TO BE DONE: Drop the pictures, then extract the listing word for word.

DATA EXTRACT:

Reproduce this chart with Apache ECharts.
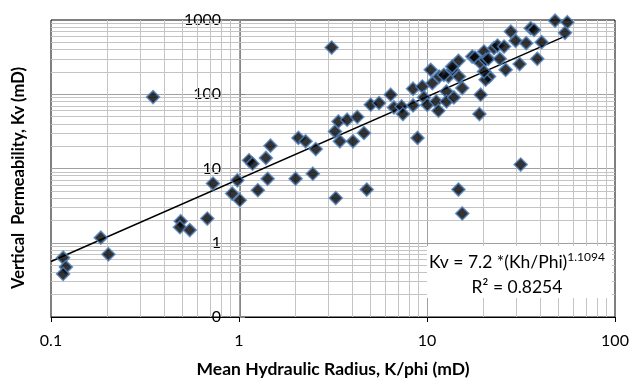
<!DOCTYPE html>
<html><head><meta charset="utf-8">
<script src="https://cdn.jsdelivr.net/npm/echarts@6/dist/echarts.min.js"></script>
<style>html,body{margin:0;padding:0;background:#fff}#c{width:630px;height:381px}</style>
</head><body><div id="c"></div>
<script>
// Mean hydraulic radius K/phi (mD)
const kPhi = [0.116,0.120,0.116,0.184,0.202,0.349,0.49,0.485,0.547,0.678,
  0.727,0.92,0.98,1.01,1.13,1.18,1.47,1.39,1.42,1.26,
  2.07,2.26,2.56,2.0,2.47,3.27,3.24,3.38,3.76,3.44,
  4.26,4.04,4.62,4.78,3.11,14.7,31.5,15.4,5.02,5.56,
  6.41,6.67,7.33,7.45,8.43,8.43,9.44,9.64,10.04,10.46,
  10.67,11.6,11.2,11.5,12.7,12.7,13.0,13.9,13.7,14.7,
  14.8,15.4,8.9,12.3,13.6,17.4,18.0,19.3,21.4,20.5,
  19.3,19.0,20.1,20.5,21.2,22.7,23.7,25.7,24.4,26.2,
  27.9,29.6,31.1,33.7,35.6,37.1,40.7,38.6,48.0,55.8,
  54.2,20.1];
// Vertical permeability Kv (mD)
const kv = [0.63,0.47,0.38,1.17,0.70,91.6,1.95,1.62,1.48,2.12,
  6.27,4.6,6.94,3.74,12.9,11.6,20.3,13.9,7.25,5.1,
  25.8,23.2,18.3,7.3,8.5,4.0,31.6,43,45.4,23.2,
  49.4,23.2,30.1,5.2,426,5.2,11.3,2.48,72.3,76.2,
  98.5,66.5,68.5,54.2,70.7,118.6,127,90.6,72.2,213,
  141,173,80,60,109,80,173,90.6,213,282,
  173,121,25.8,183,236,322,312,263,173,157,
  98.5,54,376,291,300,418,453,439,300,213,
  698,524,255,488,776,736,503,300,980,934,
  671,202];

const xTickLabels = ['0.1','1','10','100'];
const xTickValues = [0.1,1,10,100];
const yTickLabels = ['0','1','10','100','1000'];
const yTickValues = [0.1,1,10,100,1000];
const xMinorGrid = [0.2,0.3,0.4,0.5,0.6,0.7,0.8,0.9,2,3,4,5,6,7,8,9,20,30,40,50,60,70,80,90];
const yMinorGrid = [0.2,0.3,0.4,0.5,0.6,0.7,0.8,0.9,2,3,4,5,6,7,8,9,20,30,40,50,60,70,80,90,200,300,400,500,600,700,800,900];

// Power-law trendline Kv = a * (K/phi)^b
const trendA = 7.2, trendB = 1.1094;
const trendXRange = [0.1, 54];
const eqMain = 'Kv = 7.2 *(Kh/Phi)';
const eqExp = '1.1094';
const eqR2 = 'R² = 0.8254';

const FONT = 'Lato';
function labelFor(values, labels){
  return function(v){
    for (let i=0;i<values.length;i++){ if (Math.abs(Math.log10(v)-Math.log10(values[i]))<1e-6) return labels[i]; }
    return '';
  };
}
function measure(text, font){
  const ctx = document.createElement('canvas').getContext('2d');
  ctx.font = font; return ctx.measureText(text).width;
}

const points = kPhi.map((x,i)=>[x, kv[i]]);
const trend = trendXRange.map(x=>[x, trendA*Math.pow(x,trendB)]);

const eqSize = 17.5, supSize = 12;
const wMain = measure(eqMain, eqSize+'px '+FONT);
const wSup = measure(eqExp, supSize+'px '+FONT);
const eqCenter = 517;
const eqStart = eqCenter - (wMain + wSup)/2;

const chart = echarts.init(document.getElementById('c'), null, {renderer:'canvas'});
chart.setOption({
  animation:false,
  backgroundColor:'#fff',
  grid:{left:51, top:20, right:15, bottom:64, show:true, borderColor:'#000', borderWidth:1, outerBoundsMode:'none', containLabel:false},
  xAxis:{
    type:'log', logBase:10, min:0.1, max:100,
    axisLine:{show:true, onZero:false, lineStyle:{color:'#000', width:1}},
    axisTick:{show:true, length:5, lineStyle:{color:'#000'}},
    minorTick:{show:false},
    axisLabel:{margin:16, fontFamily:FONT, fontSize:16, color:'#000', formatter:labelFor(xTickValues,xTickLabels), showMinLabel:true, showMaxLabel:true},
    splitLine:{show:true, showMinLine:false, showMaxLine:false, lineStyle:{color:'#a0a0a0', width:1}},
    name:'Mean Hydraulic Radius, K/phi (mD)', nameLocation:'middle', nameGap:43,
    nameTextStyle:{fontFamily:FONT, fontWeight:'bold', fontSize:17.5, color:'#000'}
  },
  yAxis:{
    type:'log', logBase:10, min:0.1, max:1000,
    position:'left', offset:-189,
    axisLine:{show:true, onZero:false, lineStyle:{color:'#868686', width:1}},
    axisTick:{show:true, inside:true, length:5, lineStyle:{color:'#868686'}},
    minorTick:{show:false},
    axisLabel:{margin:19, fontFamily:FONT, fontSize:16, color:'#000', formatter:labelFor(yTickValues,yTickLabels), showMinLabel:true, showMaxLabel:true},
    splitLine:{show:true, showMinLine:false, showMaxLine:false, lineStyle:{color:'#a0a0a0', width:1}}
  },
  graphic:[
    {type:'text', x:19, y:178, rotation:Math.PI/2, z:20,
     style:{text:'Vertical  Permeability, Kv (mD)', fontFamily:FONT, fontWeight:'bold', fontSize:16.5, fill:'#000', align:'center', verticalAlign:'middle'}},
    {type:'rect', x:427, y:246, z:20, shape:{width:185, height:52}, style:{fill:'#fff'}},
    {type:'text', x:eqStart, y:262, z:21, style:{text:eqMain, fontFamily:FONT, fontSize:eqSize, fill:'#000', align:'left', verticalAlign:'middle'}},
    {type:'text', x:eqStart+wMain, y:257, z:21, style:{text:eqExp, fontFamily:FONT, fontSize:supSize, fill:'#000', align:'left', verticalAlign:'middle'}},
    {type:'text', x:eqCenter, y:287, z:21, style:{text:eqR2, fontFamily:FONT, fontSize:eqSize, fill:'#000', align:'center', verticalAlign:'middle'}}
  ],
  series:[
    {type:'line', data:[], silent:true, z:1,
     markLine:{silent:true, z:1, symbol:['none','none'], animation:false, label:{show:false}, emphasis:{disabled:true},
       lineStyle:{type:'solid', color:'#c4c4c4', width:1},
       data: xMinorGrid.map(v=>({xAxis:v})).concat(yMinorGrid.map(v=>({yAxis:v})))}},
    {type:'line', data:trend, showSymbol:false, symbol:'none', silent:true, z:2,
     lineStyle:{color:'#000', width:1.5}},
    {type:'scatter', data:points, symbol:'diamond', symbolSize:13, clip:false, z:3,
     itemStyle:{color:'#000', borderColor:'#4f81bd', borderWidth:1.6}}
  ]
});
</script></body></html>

OUTPUT OF THE TASK:
Reproduce this chart with Apache ECharts.
<!DOCTYPE html>
<html><head><meta charset="utf-8">
<script src="https://cdn.jsdelivr.net/npm/echarts@6/dist/echarts.min.js"></script>
<style>html,body{margin:0;padding:0;background:#fff}#c{width:630px;height:381px}</style>
</head><body><div id="c"></div>
<script>
// Mean hydraulic radius K/phi (mD)
const kPhi = [0.116,0.120,0.116,0.184,0.202,0.349,0.49,0.485,0.547,0.678,
  0.727,0.92,0.98,1.01,1.13,1.18,1.47,1.39,1.42,1.26,
  2.07,2.26,2.56,2.0,2.47,3.27,3.24,3.38,3.76,3.44,
  4.26,4.04,4.62,4.78,3.11,14.7,31.5,15.4,5.02,5.56,
  6.41,6.67,7.33,7.45,8.43,8.43,9.44,9.64,10.04,10.46,
  10.67,11.6,11.2,11.5,12.7,12.7,13.0,13.9,13.7,14.7,
  14.8,15.4,8.9,12.3,13.6,17.4,18.0,19.3,21.4,20.5,
  19.3,19.0,20.1,20.5,21.2,22.7,23.7,25.7,24.4,26.2,
  27.9,29.6,31.1,33.7,35.6,37.1,40.7,38.6,48.0,55.8,
  54.2,20.1];
// Vertical permeability Kv (mD)
const kv = [0.63,0.47,0.38,1.17,0.70,91.6,1.95,1.62,1.48,2.12,
  6.27,4.6,6.94,3.74,12.9,11.6,20.3,13.9,7.25,5.1,
  25.8,23.2,18.3,7.3,8.5,4.0,31.6,43,45.4,23.2,
  49.4,23.2,30.1,5.2,426,5.2,11.3,2.48,72.3,76.2,
  98.5,66.5,68.5,54.2,70.7,118.6,127,90.6,72.2,213,
  141,173,80,60,109,80,173,90.6,213,282,
  173,121,25.8,183,236,322,312,263,173,157,
  98.5,54,376,291,300,418,453,439,300,213,
  698,524,255,488,776,736,503,300,980,934,
  671,202];

const xTickLabels = ['0.1','1','10','100'];
const xTickValues = [0.1,1,10,100];
const yTickLabels = ['0','1','10','100','1000'];
const yTickValues = [0.1,1,10,100,1000];
const xMinorGrid = [0.2,0.3,0.4,0.5,0.6,0.7,0.8,0.9,2,3,4,5,6,7,8,9,20,30,40,50,60,70,80,90];
const yMinorGrid = [0.2,0.3,0.4,0.5,0.6,0.7,0.8,0.9,2,3,4,5,6,7,8,9,20,30,40,50,60,70,80,90,200,300,400,500,600,700,800,900];

// Power-law trendline Kv = a * (K/phi)^b
const trendA = 7.2, trendB = 1.1094;
const trendXRange = [0.1, 54];
const eqMain = 'Kv = 7.2 *(Kh/Phi)';
const eqExp = '1.1094';
const eqR2 = 'R² = 0.8254';

const FONT = 'Lato';
function labelFor(values, labels){
  return function(v){
    for (let i=0;i<values.length;i++){ if (Math.abs(Math.log10(v)-Math.log10(values[i]))<1e-6) return labels[i]; }
    return '';
  };
}
function measure(text, font){
  const ctx = document.createElement('canvas').getContext('2d');
  ctx.font = font; return ctx.measureText(text).width;
}

const points = kPhi.map((x,i)=>[x, kv[i]]);
const trend = trendXRange.map(x=>[x, trendA*Math.pow(x,trendB)]);

const eqSize = 17.5, supSize = 12;
const wMain = measure(eqMain, eqSize+'px '+FONT);
const wSup = measure(eqExp, supSize+'px '+FONT);
const eqCenter = 517;
const eqStart = eqCenter - (wMain + wSup)/2;

const chart = echarts.init(document.getElementById('c'), null, {renderer:'canvas'});
chart.setOption({
  animation:false,
  backgroundColor:'#fff',
  grid:{left:51, top:20, right:15, bottom:64, show:true, borderColor:'#000', borderWidth:1, outerBoundsMode:'none', containLabel:false},
  xAxis:{
    type:'log', logBase:10, min:0.1, max:100,
    axisLine:{show:true, onZero:false, lineStyle:{color:'#000', width:1}},
    axisTick:{show:true, length:5, lineStyle:{color:'#000'}},
    minorTick:{show:false},
    axisLabel:{margin:16, fontFamily:FONT, fontSize:16, color:'#000', formatter:labelFor(xTickValues,xTickLabels), showMinLabel:true, showMaxLabel:true},
    splitLine:{show:true, showMinLine:false, showMaxLine:false, lineStyle:{color:'#a0a0a0', width:1}},
    name:'Mean Hydraulic Radius, K/phi (mD)', nameLocation:'middle', nameGap:43,
    nameTextStyle:{fontFamily:FONT, fontWeight:'bold', fontSize:17.5, color:'#000'}
  },
  yAxis:{
    type:'log', logBase:10, min:0.1, max:1000,
    position:'left', offset:-189,
    axisLine:{show:true, onZero:false, lineStyle:{color:'#868686', width:1}},
    axisTick:{show:true, inside:true, length:5, lineStyle:{color:'#868686'}},
    minorTick:{show:false},
    axisLabel:{margin:19, fontFamily:FONT, fontSize:16, color:'#000', formatter:labelFor(yTickValues,yTickLabels), showMinLabel:true, showMaxLabel:true},
    splitLine:{show:true, showMinLine:false, showMaxLine:false, lineStyle:{color:'#a0a0a0', width:1}}
  },
  graphic:[
    {type:'text', x:19, y:178, rotation:Math.PI/2, z:20,
     style:{text:'Vertical  Permeability, Kv (mD)', fontFamily:FONT, fontWeight:'bold', fontSize:16.5, fill:'#000', align:'center', verticalAlign:'middle'}},
    {type:'rect', x:427, y:246, z:20, shape:{width:185, height:52}, style:{fill:'#fff'}},
    {type:'text', x:eqStart, y:262, z:21, style:{text:eqMain, fontFamily:FONT, fontSize:eqSize, fill:'#000', align:'left', verticalAlign:'middle'}},
    {type:'text', x:eqStart+wMain, y:257, z:21, style:{text:eqExp, fontFamily:FONT, fontSize:supSize, fill:'#000', align:'left', verticalAlign:'middle'}},
    {type:'text', x:eqCenter, y:287, z:21, style:{text:eqR2, fontFamily:FONT, fontSize:eqSize, fill:'#000', align:'center', verticalAlign:'middle'}}
  ],
  series:[
    {type:'line', data:[], silent:true, z:1,
     markLine:{silent:true, z:1, symbol:['none','none'], animation:false, label:{show:false}, emphasis:{disabled:true},
       lineStyle:{type:'solid', color:'#c4c4c4', width:1},
       data: xMinorGrid.map(v=>({xAxis:v})).concat(yMinorGrid.map(v=>({yAxis:v})))}},
    {type:'line', data:trend, showSymbol:false, symbol:'none', silent:true, z:2,
     lineStyle:{color:'#000', width:1.5}},
    {type:'scatter', data:points, symbol:'diamond', symbolSize:13, clip:false, z:3,
     itemStyle:{color:'#000', borderColor:'#4f81bd', borderWidth:1.6}}
  ]
});
</script></body></html>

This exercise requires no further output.